Mr Palmer said: “We were hit by the side of the car which must have been going at between 40 and 50 miles per hour.

“I threw myself between the car and the children and it hit me in the face. I wasn’t worried about myself.

“Charlie did the same and he took the car in his chest. Charlie saved my daughter, and I owe him my life for what he did for my children.”

After the car eventually stopped in the bushes, Mr Palmer picked himself up and checked on his children before worrying about his own injuries.

“I was more worried about my children than about my own safety,” he said.

Mr Palmer added: “It was hammering it down with rain and anyone who is driving should know the conditions are very different when it is raining.”

Mr Fisher, 24, from Berinsfield, said: “I have not got children myself but I am sure Mark would have done the same thing in my position.

“You don’t really have time to think in that situation, you just act. If I die saving a child’s life that’s a pretty good way to go.

“I am still a bit shocked about it and have not slept very much since Saturday.”
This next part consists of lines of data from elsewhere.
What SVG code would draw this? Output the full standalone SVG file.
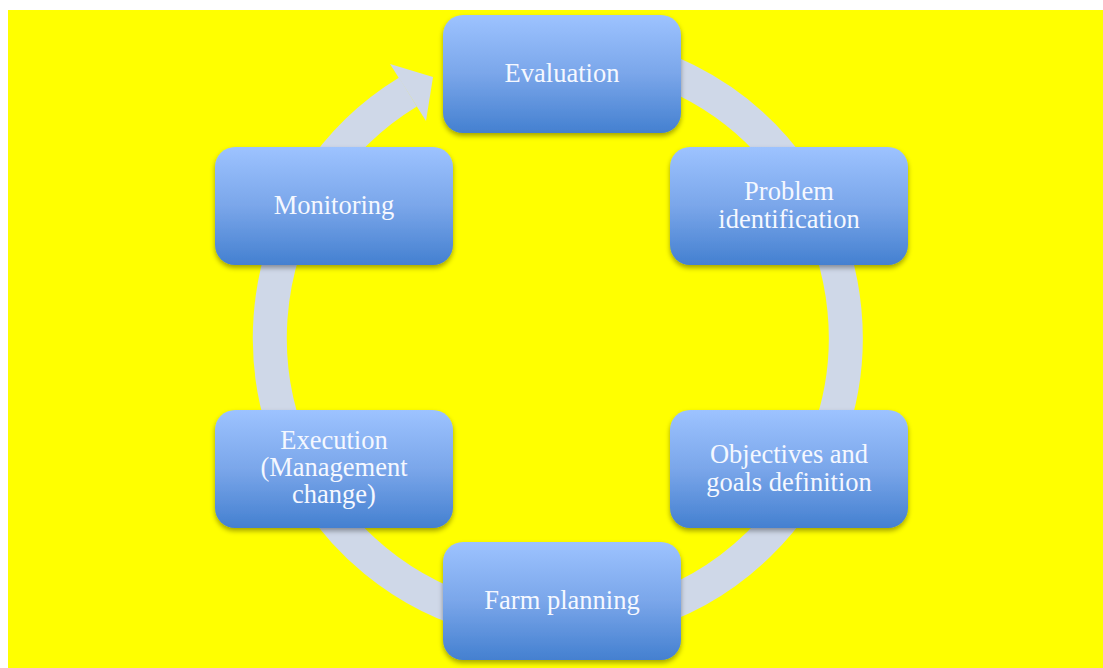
<svg xmlns="http://www.w3.org/2000/svg" width="1103" height="668" viewBox="0 0 1103 668">
<style>
.node rect{fill:url(#g);filter:url(#sh)}
.node text{font-family:"Liberation Serif","DejaVu Serif",serif;font-size:26.5px;fill:#f5f8ff;text-anchor:middle}
</style>
<defs>
<linearGradient id="g" x1="0" y1="0" x2="0" y2="1">
<stop offset="0" stop-color="#9dc3ff"/>
<stop offset="0.5" stop-color="#7aa6ea"/>
<stop offset="1" stop-color="#4480d0"/>
</linearGradient>
<filter id="sh" x="-10%" y="-10%" width="120%" height="130%">
<feDropShadow dx="0" dy="3" stdDeviation="2.5" flood-color="#000" flood-opacity="0.35"/>
</filter>
</defs>
<rect x="0" y="0" width="1103" height="668" fill="#fff"/>
<rect x="8" y="10" width="1095" height="658" fill="#ffff00"/>
<g id="connectors">
<path d="M562 50 A288 288 0 1 1 408 92" fill="none" stroke="#cfd8e8" stroke-width="34"/>
<polygon points="433,77 390,64 426,121" fill="#cfd8e8"/>
</g>
<g id="n1" class="node"><rect x="443" y="15" width="238" height="118" rx="20"/><text x="562" y="82">Evaluation</text></g>
<g id="n2" class="node"><rect x="670" y="147" width="238" height="118" rx="20"/><text x="789" y="200">Problem</text><text x="789" y="228">identification</text></g>
<g id="n3" class="node"><rect x="670" y="410" width="238" height="118" rx="20"/><text x="789" y="463">Objectives and</text><text x="789" y="491">goals definition</text></g>
<g id="n4" class="node"><rect x="443" y="542" width="238" height="118" rx="20"/><text x="562" y="609">Farm planning</text></g>
<g id="n5" class="node"><rect x="215" y="410" width="238" height="118" rx="20"/><text x="334" y="449">Execution</text><text x="334" y="476">(Management</text><text x="334" y="503">change)</text></g>
<g id="n6" class="node"><rect x="215" y="147" width="238" height="118" rx="20"/><text x="334" y="214">Monitoring</text></g>
</svg>
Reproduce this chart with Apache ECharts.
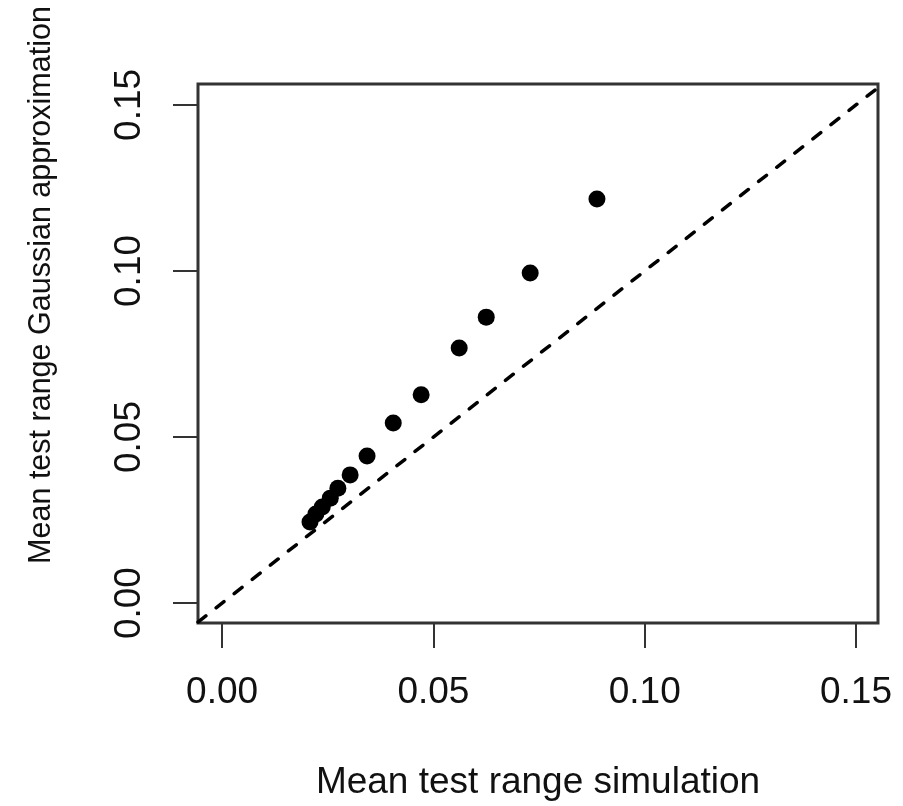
<!DOCTYPE html>
<html>
<head>
<meta charset="utf-8">
<script src="https://cdn.jsdelivr.net/npm/echarts@6/dist/echarts.min.js"></script>
<style>
html,body{margin:0;padding:0;background:#fff;}
#chart{width:903px;height:806px;}
</style>
</head>
<body>
<div id="chart"></div>
<script>
// Data
const simX = [0.0208, 0.0222, 0.0237, 0.0256, 0.0274, 0.0303, 0.0343, 0.0405, 0.0471, 0.0561, 0.0625, 0.0729, 0.0887];
const gaussY = [0.0244, 0.0268, 0.0289, 0.0316, 0.0346, 0.0386, 0.0443, 0.0542, 0.0627, 0.0768, 0.0861, 0.0994, 0.1217];
const tickValues = [0.00, 0.05, 0.10, 0.15];
const xRange = [-0.0057, 0.1552];
const yRange = [-0.006, 0.1563];
const xTitle = 'Mean test range simulation';
const yTitle = 'Mean test range Gaussian approximation';

const points = simX.map((x, i) => [x, gaussY[i]]);
const identity = [[xRange[0], xRange[0]], [xRange[1], xRange[1]]];

const chart = echarts.init(document.getElementById('chart'), null, {renderer: 'canvas'});
const font = 'Liberation Sans, Arial, sans-serif';
const textColor = '#111';

chart.setOption({
  animation: false,
  backgroundColor: '#fff',
  grid: {
    left: 198, right: 25, top: 84, bottom: 183,
    show: true, borderColor: '#333', borderWidth: 3, backgroundColor: 'transparent'
  },
  xAxis: {
    type: 'value', min: xRange[0], max: xRange[1],
    splitLine: {show: false},
    axisLine: {show: false, onZero: false},
    axisTick: {show: true, inside: false, length: 25, lineStyle: {color: '#333', width: 2}, customValues: tickValues},
    axisLabel: {
      show: true, customValues: tickValues, margin: 51,
      formatter: v => v.toFixed(2),
      fontFamily: font, fontSize: 37, color: textColor
    }
  },
  yAxis: {
    type: 'value', min: yRange[0], max: yRange[1],
    splitLine: {show: false},
    axisLine: {show: false, onZero: false},
    axisTick: {show: true, inside: false, length: 25, lineStyle: {color: '#333', width: 2}, customValues: tickValues},
    axisLabel: {
      show: true, customValues: tickValues, margin: 50, rotate: 90,
      formatter: v => v.toFixed(2),
      fontFamily: font, fontSize: 37, color: textColor
    }
  },
  series: [
    {
      type: 'line', data: identity, showSymbol: false, symbol: 'none',
      lineStyle: {color: '#000', width: 3.5, type: [10, 13], cap: 'round'},
      clip: true, z: 1
    },
    {
      type: 'scatter', data: points, symbol: 'circle', symbolSize: 17,
      itemStyle: {color: '#000', opacity: 1}, z: 2
    }
  ],
  graphic: [
    {
      type: 'text', x: 42, y: 285, rotation: Math.PI / 2,
      style: {text: yTitle, font: '30.5px ' + font, fill: textColor, align: 'center', verticalAlign: 'middle'}
    },
    {
      type: 'text', x: 538, y: 783,
      style: {text: xTitle, font: '37px ' + font, fill: textColor, align: 'center', verticalAlign: 'middle'}
    }
  ]
});
</script>
</body>
</html>
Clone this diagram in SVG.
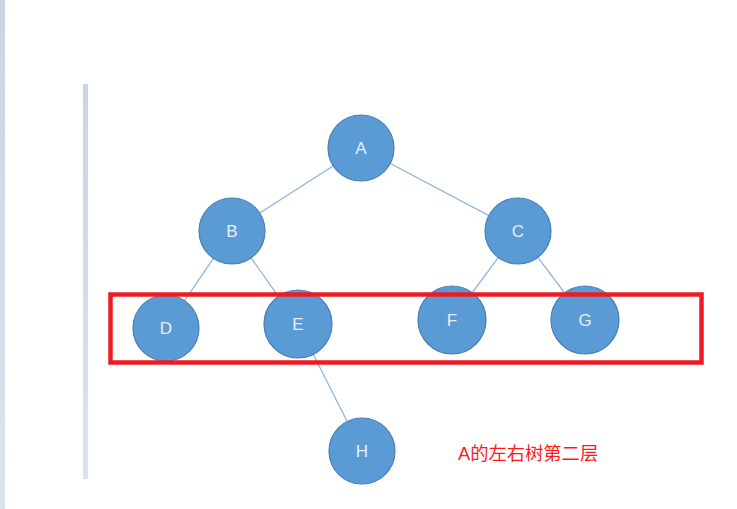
<svg xmlns="http://www.w3.org/2000/svg" width="737" height="509" viewBox="0 0 737 509">
<defs>
<linearGradient id="bar" x1="0" y1="0" x2="0" y2="1">
<stop offset="0" stop-color="#c9d4e5"/>
<stop offset="1" stop-color="#dbe3f0"/>
</linearGradient>
</defs>
<style>
.n circle{fill:#5b9bd5;stroke:#4a7fb5;stroke-width:1.2}
.n text{fill:#e6eef9;font-family:"Liberation Sans",Arial,sans-serif;font-size:17px;text-anchor:middle}
#edges line{stroke:#8fb4da;stroke-width:1.3}
</style>
<rect width="737" height="509" fill="#ffffff"/>
<rect x="0" y="0" width="5" height="509" fill="url(#bar)"/>
<rect x="83" y="84" width="5" height="395" fill="url(#bar)"/>
<g id="edges">
<line x1="361" y1="148" x2="232" y2="231"/>
<line x1="361" y1="148" x2="518" y2="231"/>
<line x1="232" y1="231" x2="166" y2="328"/>
<line x1="232" y1="231" x2="298" y2="324"/>
<line x1="518" y1="231" x2="452" y2="320"/>
<line x1="518" y1="231" x2="585" y2="320"/>
<line x1="298" y1="324" x2="362" y2="451"/>
</g>
<g id="A" class="n"><circle cx="361" cy="148" r="33"/><text x="361" y="154">A</text></g>
<g id="B" class="n"><circle cx="232" cy="231" r="33"/><text x="232" y="237">B</text></g>
<g id="C" class="n"><circle cx="518" cy="231" r="33"/><text x="518" y="237">C</text></g>
<g id="D" class="n"><circle cx="166" cy="328" r="33"/><text x="166" y="334">D</text></g>
<g id="E" class="n"><circle cx="298" cy="324" r="34"/><text x="298" y="330">E</text></g>
<g id="F" class="n"><circle cx="452" cy="320" r="34"/><text x="452" y="326">F</text></g>
<g id="G" class="n"><circle cx="585" cy="320" r="34"/><text x="585" y="326">G</text></g>
<g id="H" class="n"><circle cx="362" cy="451" r="33"/><text x="362" y="457">H</text></g>
<rect id="box" x="110.5" y="294.5" width="591" height="68" fill="none" stroke="#ed1c24" stroke-width="4.5"/>
<text id="label" x="458" y="460" fill="#ff1a1a" font-family="'Liberation Sans','Noto Sans CJK SC',sans-serif" font-size="18.3">A的左右树第二层</text>
</svg>
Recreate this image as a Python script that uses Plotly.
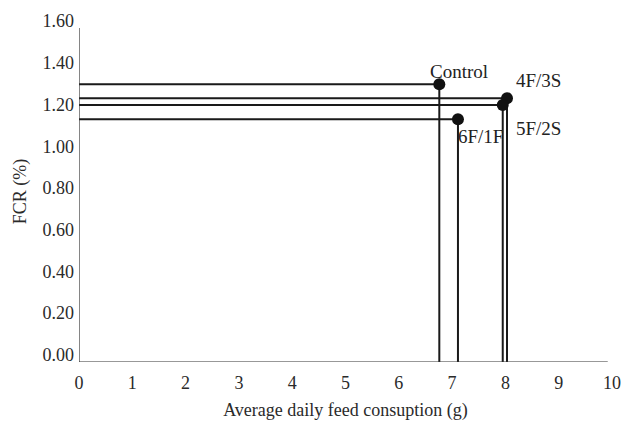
import plotly.graph_objects as go

groups = ["Control", "4F/3S", "5F/2S", "6F/1F"]
feed = [6.76, 8.03, 7.95, 7.11]        # Average daily feed consumption (g)
fcr = [1.297, 1.23, 1.197, 1.129]      # FCR (%)
x_ticks = list(range(0, 11))
y_ticks = [0.0, 0.2, 0.4, 0.6, 0.8, 1.0, 1.2, 1.4, 1.6]
y_tick_text = ["%.2f" % v for v in y_ticks]

label_shift = {"Control": (20, 13), "4F/3S": (31, 18), "5F/2S": (36, -23), "6F/1F": (23, -17)}

Y_MIN = -0.034
Y_AXIS_TOP = 1.566
X_MAX = 10
X_AXIS_END = 9.92

fig = go.Figure()

for g, x, y in zip(groups, feed, fcr):
    fig.add_trace(go.Scatter(
        x=[0, x, x], y=[y, y, Y_MIN], mode="lines",
        line=dict(color="#1a1a1a", width=2), showlegend=False, hoverinfo="skip"))

fig.add_trace(go.Scatter(
    x=feed, y=fcr, mode="markers", text=groups,
    marker=dict(color="#111111", size=12), showlegend=False))

for g, x, y in zip(groups, feed, fcr):
    dx, dy = label_shift[g]
    fig.add_annotation(x=x, y=y, text=g, showarrow=False, xshift=dx, yshift=dy,
                       font=dict(family="Liberation Serif", size=19, color="#222222"))

# axis lines
fig.add_shape(type="line", x0=0, x1=0, y0=Y_MIN, y1=Y_AXIS_TOP, xref="x", yref="y",
              line=dict(color="#333333", width=1.2))
fig.add_shape(type="line", x0=0, x1=X_AXIS_END, y0=Y_MIN, y1=Y_MIN, xref="x", yref="y",
              line=dict(color="#333333", width=1.2))

fig.update_layout(
    width=623, height=423,
    margin=dict(l=79, r=11, t=21, b=61),
    paper_bgcolor="white", plot_bgcolor="white",
    font=dict(family="Liberation Serif", size=18, color="#2a2a2a"),
    xaxis=dict(range=[0, X_MAX], tickvals=x_ticks, ticktext=[str(v) for v in x_ticks],
               showgrid=False, zeroline=False, showline=False, ticks="",
               automargin=False, ticklabelstandoff=8,
               title=dict(text="Average daily feed consuption (g)", standoff=11,
                          font=dict(size=18))),
    yaxis=dict(range=[Y_MIN, 1.6], tickvals=y_ticks, ticktext=y_tick_text,
               showgrid=False, zeroline=False, showline=False, ticks="",
               automargin=False, ticklabelstandoff=4,
               title=dict(text="FCR (%)", standoff=11, font=dict(size=18))),
)

fig.write_html("out.html", config={"displayModeBar": False},
               post_script="document.body.style.margin='0';document.body.style.overflow='hidden';")
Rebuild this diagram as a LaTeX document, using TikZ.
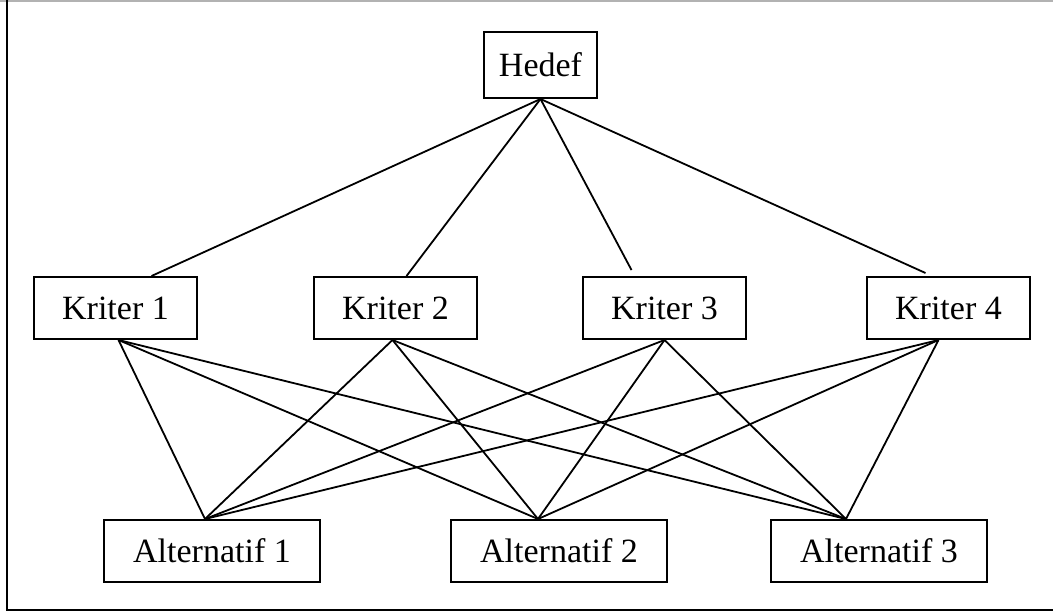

Three-year-old Logan was left with grazes to his face, four-year-old Kitlyn has bruises on her head, and nine-year-old Chloe, who goes to Rose Hill Primary School, has bruises on her back and legs.

They were taken to the John Radcliffe Hospital on Saturday evening and did not leave until Sunday afternoon. Though Mr Palmer was discharged earlier he stayed to be with his children.

Mr Fisher was not taken to hospital at first but then went on Sunday.

Thames Valley Police has described the accident as a “minor injury collision” after being given information by the hospital.

In law, a person is driving carelessly when their driving falls “below the minimum acceptable standard expected of a competent and careful driver”.

A dangerous driver is someone whose driving falls “far below” this standard and whose driving would be obviously dangerous to a “competent and careful driver”.